Difference between revisions of "Week 4"

Latest revision as of 13:50, 13 March 2025

The goal is to get the simplest possible solution to your problem: it is models and its parameters. So make the model fit data with the minimum of your efforts.

X: Experiment planning

Plan your computational experiment.

Discuss the experiment goal with your adviser
- and put this goal in the section Computational experiment
Describe your basic data set, a synthetic, or a simple real one:
- put in the text the title, source, and set up of measurements (it is the technical description, the theoretical one is in the problem statement section),
- write down the number of objects, and features, describe general statistics,
- for a synthetic data set describe the generation model, and its parameters (for example, uniform random independent sampling at some given interval).
Describe the configuration of the algorithm run.
Plan the whole experimental part.
List expected tables and figures:
- make short and long list, for each
- describe axes,
- make a draft with a pencil.

R: Preliminary report

Make sure that the obtained results do not logically contradict the goals of the computational experiment.
Illustrate the obtained results with the preliminary plot. Optimally this plot is hand-made. Just draw it with a pencil on a piece of paper. See for an example. For the final version use this format.
Write a mini-report on the results with
1. a short description of the figure: what the reader could see, what are the consequences,
2. the results in numbers and comments on it,
3. put the report to the section computational experiment.

B: Run basic code

Select the basic algorithm and run it using a simple data set.

Run your basic algorithm: select the simplest algorithm to get the fastest draft solution of the problem you set.
Collect a synthetic data set or download a simple real-world data set of small size.
Upload your data to the repository.

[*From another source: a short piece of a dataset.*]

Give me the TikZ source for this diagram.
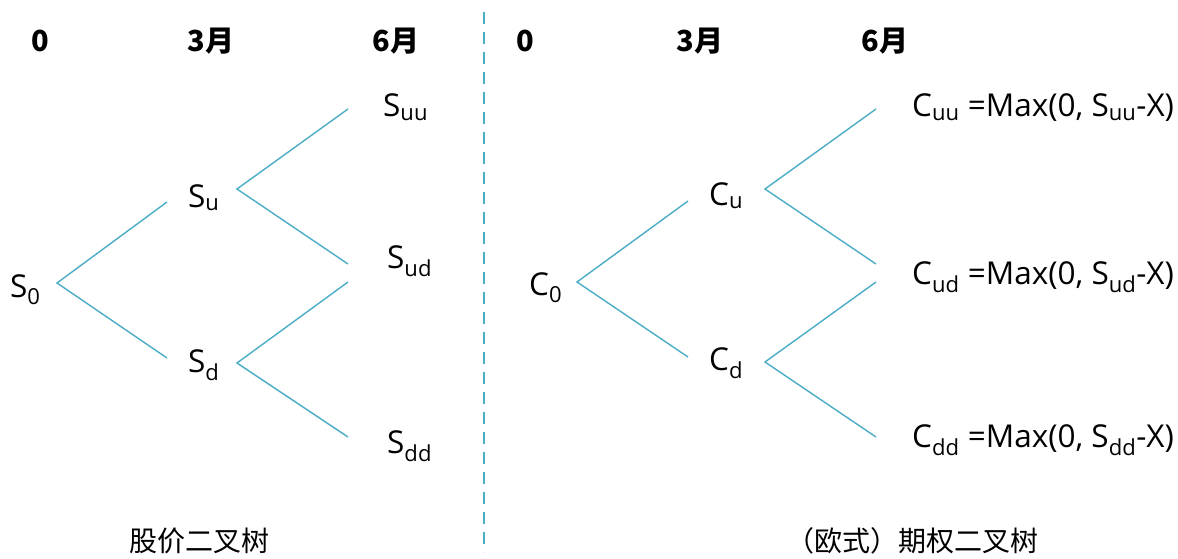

If the data size exceeds 5MB or the data set consists of numerous files, please discuss with your adviser and team how to keep and share these data.
Do not use custom or client's data. Use only open-access data that are easy to download and use.
Run the basic algorithm on the synthetic data set, and estimate the error.
Describe the basic algorithm, analyze its features, and list competitive models. Here the examples of the description style.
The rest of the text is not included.